Because the design rules for the general design style need to cover the manufacturable corners of the design envelope, the design rules for the general design style can be complex and difficult to manage. Also, if design rules defined to cover the manufacturable corners of the design envelope are utilized in developing a design that does not approach the corners of the design envelope, the developed design can be overly conservative. The conservatism in the developed design can manifest as increased expense, increased complexity, inefficient use of chip area, inefficient consumption of power, etc.

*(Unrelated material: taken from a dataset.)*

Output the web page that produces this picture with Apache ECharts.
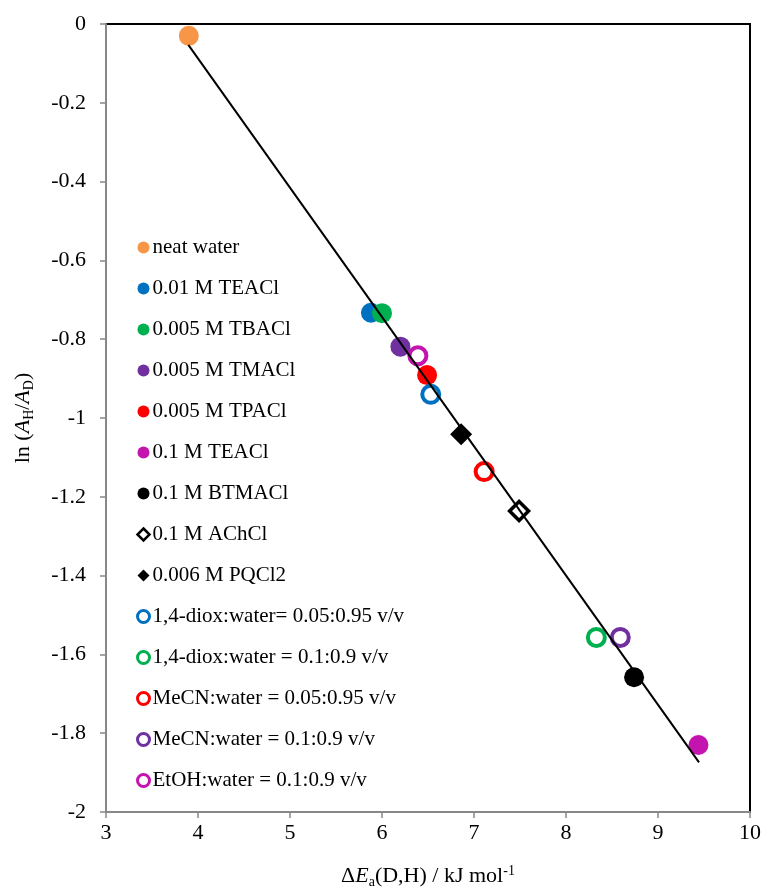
<!DOCTYPE html>
<html>
<head>
<meta charset="utf-8">
<script src="https://cdn.jsdelivr.net/npm/echarts@6/dist/echarts.min.js"></script>
<style>
html,body{margin:0;padding:0;background:#fff;}
#c{width:762px;height:888px;}
</style>
</head>
<body>
<div id="c"></div>
<script>
// ---- data ----
const seriesNames = [
  'neat water', '0.01 M TEACl', '0.005 M TBACl', '0.005 M TMACl', '0.005 M TPACl',
  '0.1 M TEACl', '0.1 M BTMACl', '0.1 M AChCl', '0.006 M PQCl2',
  '1,4-diox:water= 0.05:0.95 v/v', '1,4-diox:water = 0.1:0.9 v/v',
  'MeCN:water = 0.05:0.95 v/v', 'MeCN:water = 0.1:0.9 v/v', 'EtOH:water = 0.1:0.9 v/v'
];
const xValues = [3.90, 5.88, 6.00, 6.20, 6.49, 9.44, 8.74, 7.49, 6.86, 6.53, 8.33, 7.11, 8.59, 6.39];
const yValues = [-0.030, -0.733, -0.734, -0.819, -0.891, -1.830, -1.658, -1.236, -1.041, -0.940, -1.557, -1.136, -1.557, -0.842];
const markerKinds = ['fill','fill','fill','fill','fill','fill','fill','openDiamond','fillDiamond','open','open','open','open','open'];
const colors = ['#F79646','#0070C0','#00B050','#7030A0','#FF0000','#C414B0','#000000','#000000','#000000','#0070C0','#00B050','#FF0000','#7030A0','#C414B0'];
const trendX = [3.895, 9.446];
const trendY = [-0.053, -1.874];
const xTicks = {min: 3, max: 10, interval: 1};
const yTicks = {min: -2, max: 0, interval: 0.2};

const FONT = 'Liberation Serif';
const diamond = 'path://M0,-1L1,0L0,1L-1,0Z';

const series = seriesNames.map((name, i) => {
  const k = markerKinds[i];
  let symbol = 'circle', size = 20, itemStyle = {color: colors[i], opacity: 1};
  if (k === 'open') { size = 17; itemStyle = {color: '#fff', borderColor: colors[i], borderWidth: 4, opacity: 1}; }
  if (k === 'fillDiamond') { symbol = diamond; size = 22; }
  if (k === 'openDiamond') { symbol = diamond; size = 19; itemStyle = {color: '#fff', borderColor: colors[i], borderWidth: 3.5, opacity: 1}; }
  return {
    name, type: 'scatter', symbol, symbolSize: size, itemStyle,
    data: [[xValues[i], yValues[i]]], z: 2
  };
});
series.push({
  name: 'trend', type: 'line', data: trendX.map((x, i) => [x, trendY[i]]),
  showSymbol: false, symbol: 'none', lineStyle: {color: '#000', width: 2}, z: 5, silent: true
});

const legendData = seriesNames.map((name, i) => {
  const k = markerKinds[i];
  const d = {name};
  if (k === 'open') { d.icon = 'circle'; d.itemStyle = {color: '#fff', borderColor: colors[i], borderWidth: 3, opacity: 1}; }
  else if (k === 'openDiamond') { d.icon = diamond; d.itemStyle = {color: '#fff', borderColor: colors[i], borderWidth: 2.5, opacity: 1}; }
  else if (k === 'fillDiamond') { d.icon = diamond; d.itemStyle = {color: colors[i], borderWidth: 0, opacity: 1}; }
  else { d.icon = 'circle'; d.itemStyle = {color: colors[i], borderWidth: 0, opacity: 1}; }
  return d;
});

const chart = echarts.init(document.getElementById('c'), null, {renderer: 'canvas'});
chart.setOption({
  animation: false,
  backgroundColor: '#fff',
  grid: {left: 106, right: 12, top: 24, bottom: 76, show: true, borderColor: '#000', borderWidth: 2,
         backgroundColor: 'transparent', containLabel: false, outerBoundsMode: 'none'},
  legend: {
    data: legendData, orient: 'vertical', left: 131, top: 232,
    itemWidth: 12, itemHeight: 12, itemGap: 20, selectedMode: false,
    textStyle: {fontFamily: FONT, fontSize: 21, color: '#000', padding: [0, 0, 0, -2]}
  },
  xAxis: {
    type: 'value', min: xTicks.min, max: xTicks.max, interval: xTicks.interval,
    axisLine: {show: true, onZero: false, lineStyle: {color: '#888', width: 2}},
    axisTick: {show: true, inside: false, length: 6, lineStyle: {color: '#888', width: 1.5}},
    axisLabel: {fontFamily: FONT, fontSize: 22, color: '#000', margin: 10},
    splitLine: {show: false},
    name: '{n|Δ}{i|E}{sub|a}{n|(D,H) / kJ mol}{sup|-1}',
    nameLocation: 'middle', nameGap: 51,
    nameTextStyle: {
      fontFamily: FONT, fontSize: 22, color: '#000',
      rich: {
        n: {fontFamily: FONT, fontSize: 22, color: '#000'},
        i: {fontFamily: FONT, fontSize: 22, fontStyle: 'italic', color: '#000'},
        sub: {fontFamily: FONT, fontSize: 14, color: '#000', padding: [12, 0, 0, 0]},
        sup: {fontFamily: FONT, fontSize: 14, color: '#000', padding: [0, 0, 10, 0]}
      }
    }
  },
  yAxis: {
    type: 'value', min: yTicks.min, max: yTicks.max, interval: yTicks.interval,
    axisLine: {show: true, onZero: false, lineStyle: {color: '#888', width: 2}},
    axisTick: {show: true, inside: false, length: 6, lineStyle: {color: '#888', width: 1.5}},
    axisLabel: {fontFamily: FONT, fontSize: 22, color: '#000', margin: 20},
    splitLine: {show: false},
    name: '{n|ln (}{i|A}{sub|H}{n|/}{i|A}{sub|D}{n|)}',
    nameLocation: 'middle', nameGap: 70, nameRotate: 90,
    nameTextStyle: {
      fontFamily: FONT, fontSize: 22, color: '#000',
      rich: {
        n: {fontFamily: FONT, fontSize: 22, color: '#000'},
        i: {fontFamily: FONT, fontSize: 22, fontStyle: 'italic', color: '#000'},
        sub: {fontFamily: FONT, fontSize: 14, color: '#000', padding: [12, 0, 0, 0]}
      }
    }
  },
  series
});
</script>
</body>
</html>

As semiconductor device size decreases, the photolithography requirements associated with device manufacture become limiting such that the design rules associated with the manufacturing process are driven by the photolithography requirements. More specifically, modern semiconductor device sizes are smaller than the wavelength of light used to pattern the devices in the photolithography process. For example, 193 nanometers (nm) is a common wavelength of light used to pattern feature sizes of about 65 nm. Lithographic gap refers to the difference between the wavelength of light used to pattern a particular feature and the actual size of the particular feature. A number of difficulties arise when patterning devices that are smaller than the light wavelength. For example, forbidden feature pitches may exist, wherein light used to pattern adjacent features adversely interacts such that the patterned features are unacceptably defined.
It should be appreciated that lithographic gap difficulties are further compounded in the general design style, wherein optical effects associated with patterning two-dimensional features are unpredictable and often unacceptable. Techniques such as optical proximity correction and reticle enhancement technology, among others, have been developed in an attempt to compensate for the lithographic gap difficulties. However, these techniques are not always capable of fully compensating for adverse feature patterning artifacts. Additionally, implementation of these techniques can be quite expensive with respect to economics and time.
To accommodate the drive toward smaller semiconductor device sizes while maintaining manufacturability at the corners of the general design style envelope, modern design rules are becoming cumbersome, if not impossible, to communicate and implement. Additionally, techniques used to compensate for lithographic gap are becoming more complicated and expensive to implement. In view of the foregoing, the traditional semiconductor device design-for-manufacture paradigm needs to be reconsidered.